Bellorín had accompanied Enriquez during a gig at the North Carolina Museum of Art, while Troop was gearing up for a month-long residency at Durham Fruit.

“Larry came to the first gig and joined in on bass,” Troop tells INDY Week at the Raleigh Times, where the duo performed one Tuesday night in June. “Then I sent him some scratch recordings to learn before the next show. When he took out his harp, he got a standing ovation.” Bellorín, who responds in Spanish (effortlessly translated by the bilingual Troop), smiles and adds, “Right away, there was something really unique between us—a different kind of connection.”

That connection is built on the surprising common ground that exists between Bellorín’s música llanera tradition and Troop’s bluegrass heritage.

“They’re both the folkloric representations of our countries,” Bellorín says. “They’re both string band music, and they’re both working-class music. Having that commonality but from different vantage points is what gives us our own unique identity.”

Troop remembers meeting llanera musicians busking in the Buenos Aires subway around 2016 when a mass exodus of artists and intellectuals left Venezuela.

“They were phenomenal,” he says. “Like, ‘holy crap’ good. But I never got a chance to work with a Venezuelan musician full-time until Larry. It’s the chance of a lifetime. We’ve both been exposed to each other’s folk traditions, but now we’re really trying to find a way to fuse them together.”

At first glance, that comes from carving out a rhythmic role for the banjo on música llanera standards like “Uno No Tiene la Culpa”—and spicing up old-time country favorites like “Rollin’ in My Sweet Baby’s Arms” with maracas. The duo’s interpretation of “Caballo Viejo,” a Venezuelan classic originally recorded by Simón Díaz, even earned Troop an endearing new nickname: El Gringo Llanera.

“That’s the first time música llanera has been made with a banjo,” Bellorín emphasizes, “with a high level of musicianship and execution.
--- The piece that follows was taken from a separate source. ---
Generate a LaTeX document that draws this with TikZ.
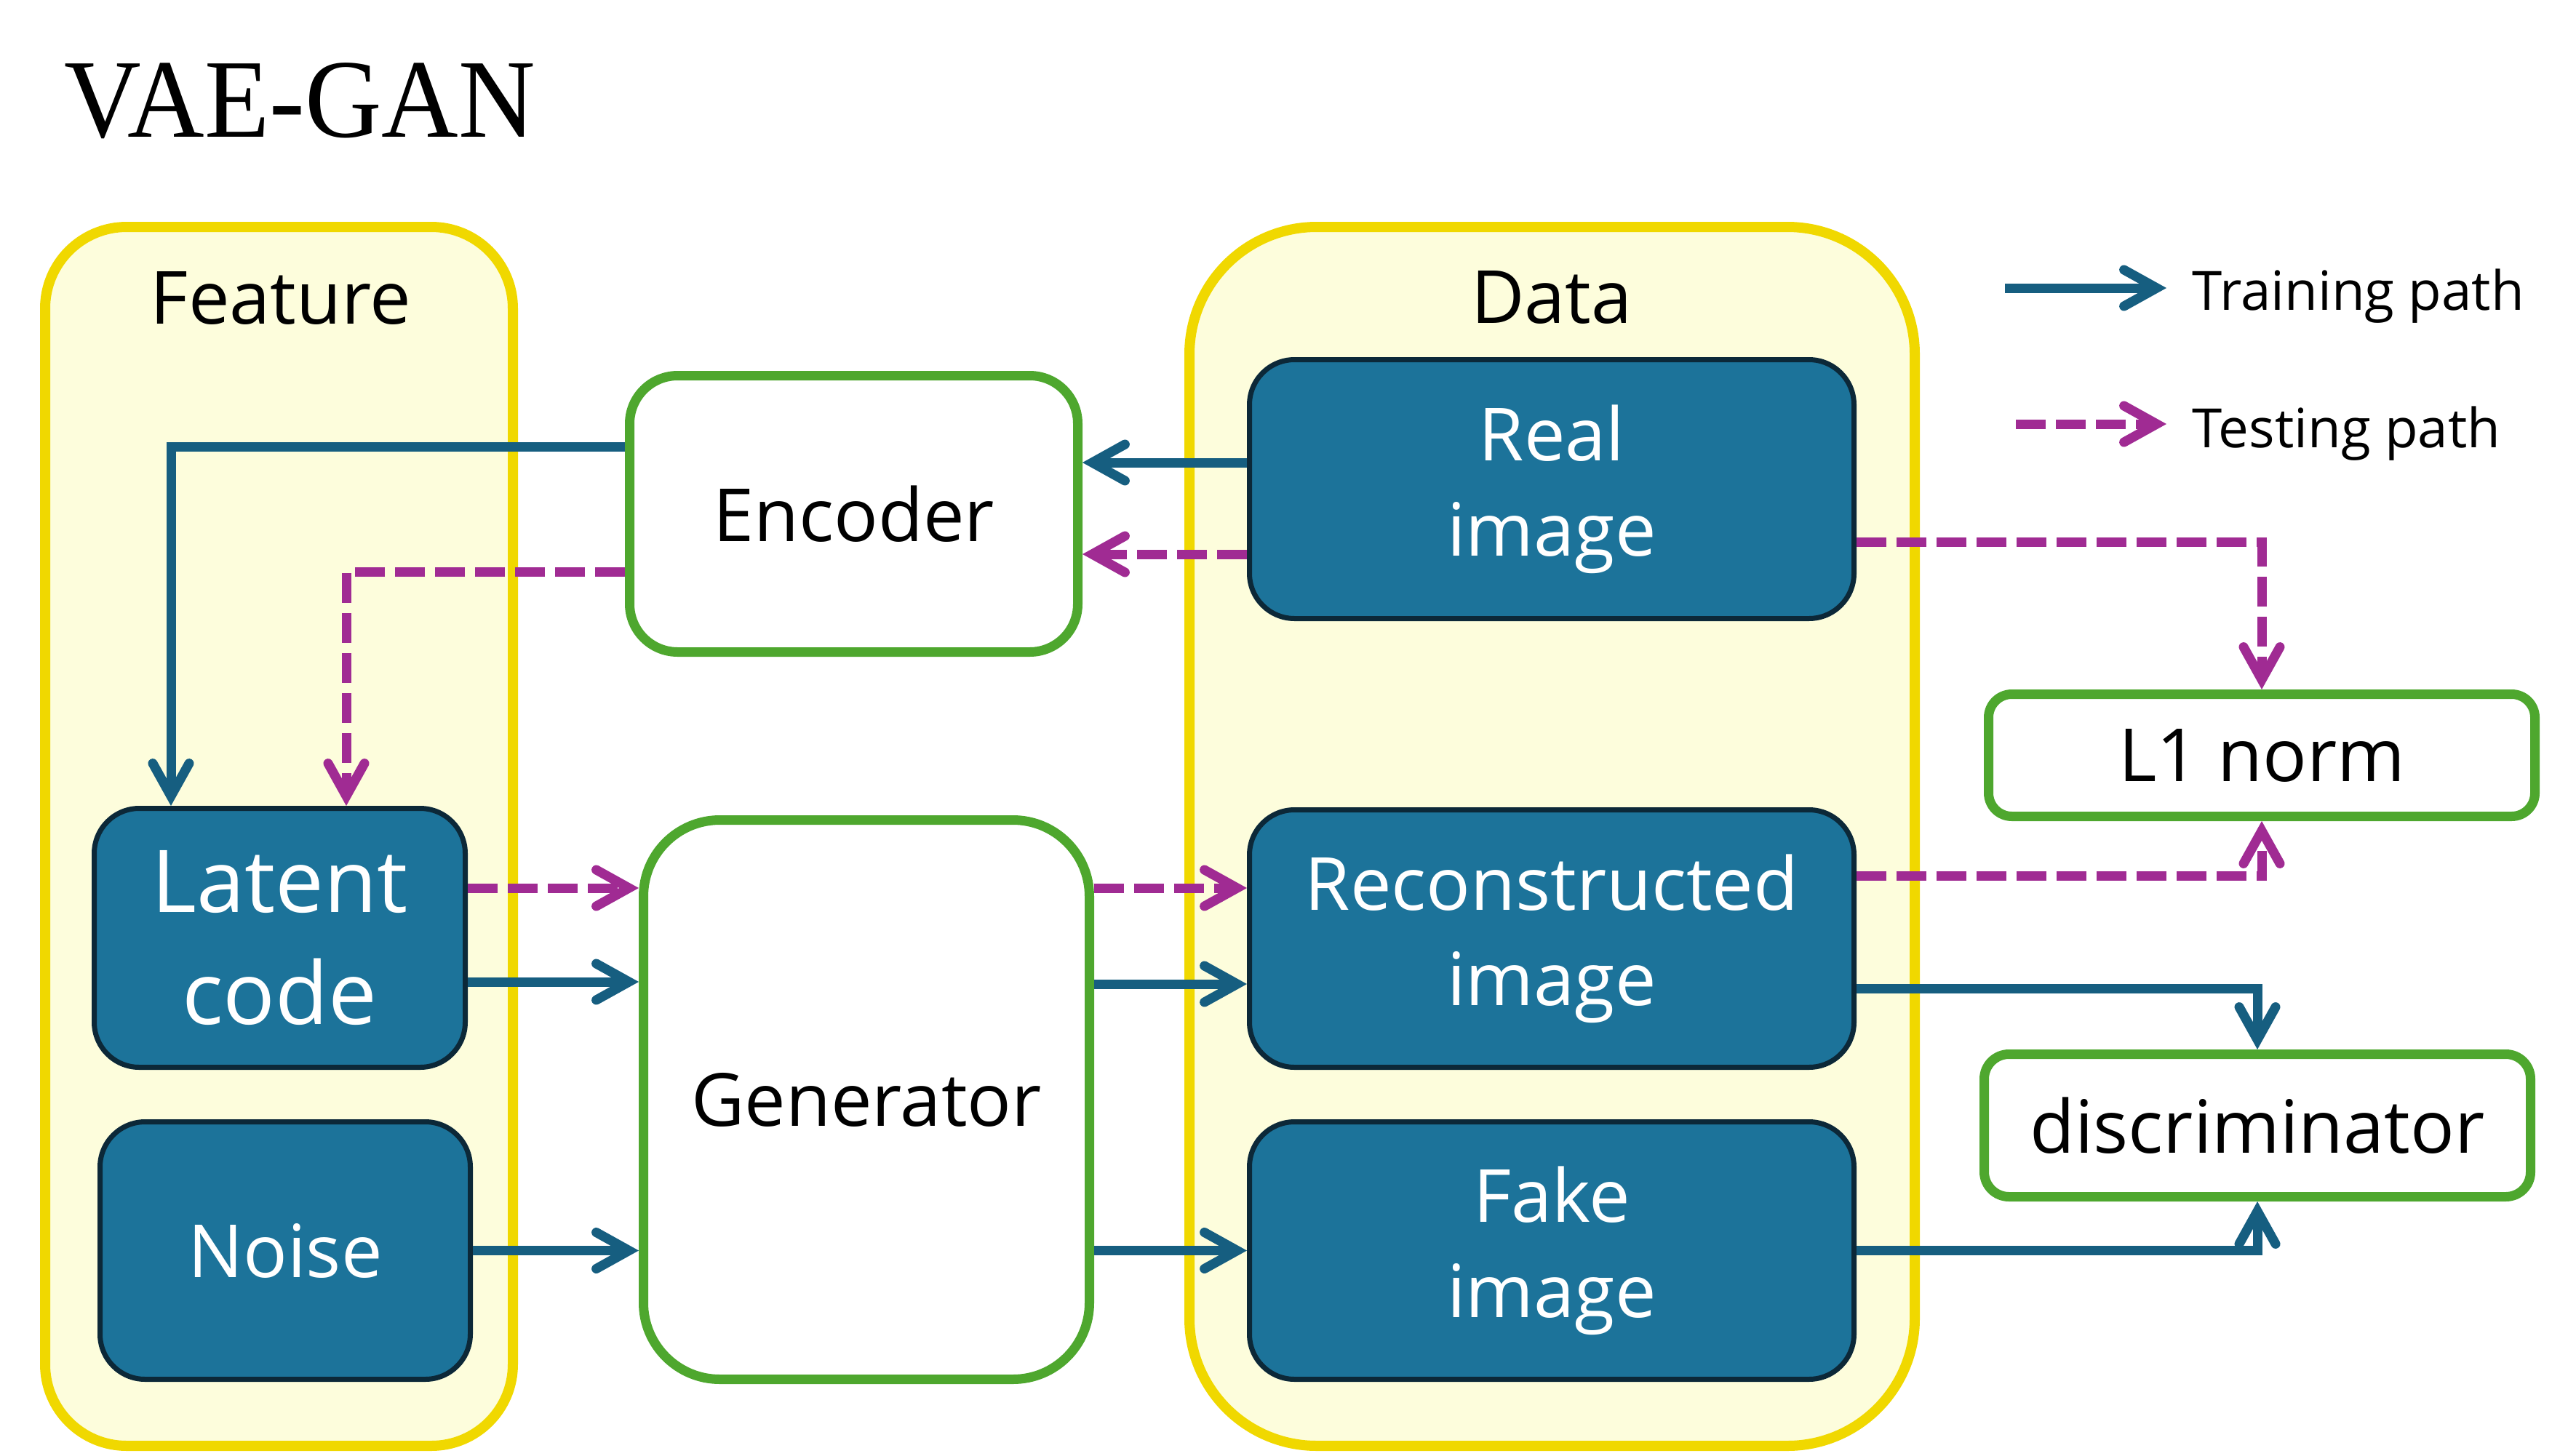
\documentclass[tikz,border=0pt]{standalone}
\usepackage{fontspec}
\setsansfont{Open Sans}
\newfontfamily\titlefont[FakeStretch=0.95]{Liberation Serif}
\usetikzlibrary{arrows.meta,calc,positioning}
\definecolor{boxblue}{RGB}{28,115,154}
\definecolor{boxnavy}{RGB}{12,40,56}
\definecolor{pathblue}{RGB}{22,94,128}
\definecolor{pathpink}{RGB}{160,43,147}
\definecolor{groupyellow}{RGB}{240,216,0}
\definecolor{groupfill}{RGB}{253,253,220}
\definecolor{netgreen}{RGB}{78,167,46}
\tikzstyle{vae gan}=[
    x=0.1mm, y=-0.1mm,
    >={Straight Barb[length=4.5mm,width=5mm,line cap=round,line join=miter]},
    every node/.style={
        align=center, inner sep=0pt,
        font=\sffamily\fontsize{28.7pt}{37.3pt}\selectfont,
    },
]
\tikzstyle{group box}=[draw=groupyellow, fill=groupfill, line width=1.4mm]
\tikzstyle{net box}=[draw=netgreen, fill=white, line width=1.3mm]
\tikzstyle{data box}=[draw=boxnavy, fill=boxblue, line width=0.7mm, text=white]
\tikzstyle{train path}=[->, draw=pathblue, line width=1.3mm]
\tikzstyle{test path}=[->, draw=pathpink, line width=1.3mm, dash pattern=on 4.1mm off 1.4mm]
\tikzstyle{legend}=[font=\sffamily\fontsize{21.2pt}{27pt}\selectfont]
\newcommand{\boxlabel}[2]{#1\\#2}

\begin{document}
\begin{tikzpicture}[vae gan]
    \useasboundingbox (0,0) rectangle (3530,2001);

    % title
    \node[font=\titlefont\fontsize{43.8pt}{50pt}\selectfont, anchor=base west] (title) at (88,188) {VAE-GAN};

    % the two groups
    \node[group box, minimum width=64.3mm, minimum height=167.6mm, rounded corners=11.2mm] (feature) at (383.5,1150) {};
    \node[anchor=base] (featlbl) at (386,445) {Feature};
    \node[group box, minimum width=99.7mm, minimum height=167.6mm, rounded corners=17.5mm] (data) at (2133.5,1150) {};
    \node[anchor=base] (datalbl) at (2133,444) {Data};

    % feature side
    \node[data box, minimum width=51mm, minimum height=35.6mm, rounded corners=6.2mm,
          font=\sffamily\fontsize{33.9pt}{44pt}\selectfont] (latent) at (384.5,1289.5) {\boxlabel{Latent}{code}};
    \node[data box, minimum width=50.9mm, minimum height=35.4mm, rounded corners=6.2mm,
          below=6.8mm of latent, xshift=0.75mm] (noise) {Noise};

    % networks
    \node[net box, minimum width=61.6mm, minimum height=38mm, rounded corners=6.6mm] (enc) at (1173.5,706.5) {Encoder};
    \node[net box, minimum width=61.3mm, minimum height=76.9mm, rounded corners=10.5mm] (gen) at (1191,1512) {Generator};

    % data side
    \node[data box, minimum width=83.1mm, minimum height=35.6mm, rounded corners=6.2mm] (real) at (2133,672.5) {\boxlabel{Real}{image}};
    \node[data box, minimum width=83.1mm, minimum height=35.4mm, rounded corners=6.2mm] (recon) at (2133,1290.5) {\boxlabel{Reconstructed}{image}};
    \node[data box, minimum width=83.1mm, minimum height=35.4mm, rounded corners=6.2mm,
          below=6.8mm of recon] (fake) {\boxlabel{Fake}{image}};

    % losses
    \node[net box, minimum width=75.1mm, minimum height=16.8mm, rounded corners=3.2mm] (l1) at (3109,1038.5) {L1 norm};
    \node[net box, minimum width=75.1mm, minimum height=19.6mm, rounded corners=3.4mm] (disc) at (3103,1547.5) {discriminator};

    % legend
    \coordinate (trainfrom) at (2756,396);
    \coordinate (trainto) at (2978,396);
    \node[legend, anchor=base west] (trainlbl) at (3013,426) {Training path};
    \coordinate (testfrom) at (2771,583);
    \coordinate (testto) at (2978,583);
    \node[legend, anchor=base west] (testlbl) at (3013,615) {Testing path};
    \draw[train path] (trainfrom) -- (trainto);
    \draw[test path] (testfrom) -- (testto);

    % encoder
    \draw[train path] ($(real.west)+(0,-36.5)$) coordinate (realtrain) -- (realtrain -| enc.east);
    \draw[test path] ($(real.west)+(0,89.5)$) coordinate (realtest) -- (realtest -| enc.east);
    \draw[train path] ($(enc.west)+(0,-92.5)$) -| ($(latent.north)+(-149.5,0)$);
    \draw[test path] ($(enc.west)+(0,79.5)$) -| ($(latent.north)+(91.5,0)$);

    % generator
    \draw[test path] ($(latent.east)+(0,-68.5)$) coordinate (lattest) -- (lattest -| gen.west);
    \draw[train path] ($(latent.east)+(0,60.5)$) coordinate (lattrain) -- (lattrain -| gen.west);
    \draw[train path] (noise.east) -- (noise.east -| gen.west);
    \draw[test path] ($(recon.west)+(0,-69.5)$) coordinate (rectest) (rectest -| gen.east) -- (rectest);
    \draw[train path] ($(recon.west)+(0,62.5)$) coordinate (rectrain) (rectrain -| gen.east) -- (rectrain);
    \draw[train path] (fake.west -| gen.east) -- (fake.west);

    % losses
    \draw[test path] ($(real.east)+(0,72.5)$) -| (l1.north);
    \draw[test path] ($(recon.east)+(0,-86.5)$) -| (l1.south);
    \draw[train path] ($(recon.east)+(0,68.5)$) -| (disc.north);
    \draw[train path] (fake.east) -| (disc.south);
\end{tikzpicture}
\end{document}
But it’s not about difficulty. The beautiful thing is the love with which Joe performed it.” Troop says the cross-cultural osmosis goes both ways, citing Bellorín’s crowd-pleasing performances on arpa and cuatro at last month’s Mount Airy Fiddlers Convention. “It brought people to tears,” Troop says. “Music touches people’s hearts in a way that’s ineffable. You don’t necessarily know what it is that moves people to cry. But it’s symbolic, and humans live and die off symbolism and beauty. It’s the only thing that makes life worth living.”

This concept is baked into the Spanish word inquietude, Bellorín says. He and Troop spend several jocular minutes cycling through possible English translations—Ancientness? Longing? Concern? Reflection?—before accepting the lack of any perfect analog. “That’s the bridge we’re building,” Bellorín says. “We’re structurally dismantling barriers to our music. Language isn’t a barrier, since we play a bilingual set. Race and color aren’t barriers; in the end, all blood is red. We’re promoting a message of unity between our two folk traditions.”

They’ll put that mixture on tape in August, when they plan to record their full-length debut with Durham guitar whiz and composer Charlie Hunter—most likely live to tape to capture the electrifying musical chemistry they’ve developed while gigging all over North Carolina. Whether that’s for bluegrass purists in Danbury, Hispanic families in Graham, white hippies in Carrboro, or multicultural youth in Durham, Larry & Joe’s mixture of old-world elegance, foot-stomping joy, and multi-instrumental prowess always wows the crowd.

Even more important, both men say, is democratizing that crowd.

“We don’t want to exclude anyone from our shows who can’t afford to come,” Troop says. “We want to create spaces that everyone can share.” Nearly all Larry & Joe live shows (including their upcoming one at Pour House in Raleigh on July 26) rely on a pay-what-you-can model. Surprisingly, they say it’s been a resounding success. Many concertgoers drift in the door based solely on the singular sound of the llanera-bluegrass blend, then drop $10 or $20 into the bucket on their way.

“We know we have to work within the confines of capitalism,” Troop says of the model. “But we’re trying to encourage a more egalitarian approach to the often exclusive economy of live music.”

Such themes of social justice have always permeated Troop’s work, from his Che Apalache days to his 2021 solo album, Borrowed Time. That critically acclaimed work showed solidarity with Mexican immigrants, progressive Black politicians, and queer communities thriving in rural places. “My song ‘Hermano Migrante’ resonated with Larry,” Troop says. “Our music has more than a political message. It has a human rights message that values sharing space and learning about each other’s cultures. We are part of a broader movement—what Cesar Chavez called La Causa and what today is known as Nuevo South. We’re one representation of that cultural phenomenon.”

Troop says the Triangle—home to nearly a quarter of North Carolina’s 1.2 million Latinx population—is the duo’s perfect home base. He and Bellorín have hosted bilingual harp-building workshops for local schoolchildren, and Hillsborough-based nonprofit Music Maker Foundation has provided the duo with extensive support (including a stand-up bass for Bellorín to play and a table saw for his harp luthiery).

“We’re developing a concept,” Bellorín says. “I want the harps that I build to be touched by painters, poets, and children. Their hands are a metaphor for the unity of our work as cultural community builders.”

Troop marvels at the fact that their work only began because he and Bellorín were both searching for new collaborators during the depths of the recent Omicron spike.

“This has been a really beautiful thing to come out of a lot of tragedy,” Troop says. “Our music’s helped us express ourselves and sublimate these experiences that have been hard on everyone.”

Momentarily overcome by the fiery emotion he normally saves for the stage, Troop looks at Bellorín and adds, “We are really lucky to have this man in North Carolina.” Bellorín smiles back, their unspoken intuition clearly sharpened after just a few months together as a duo. “Music is a universal language—the language of integration. And everyone speaks it. This could be the beginning of something big.”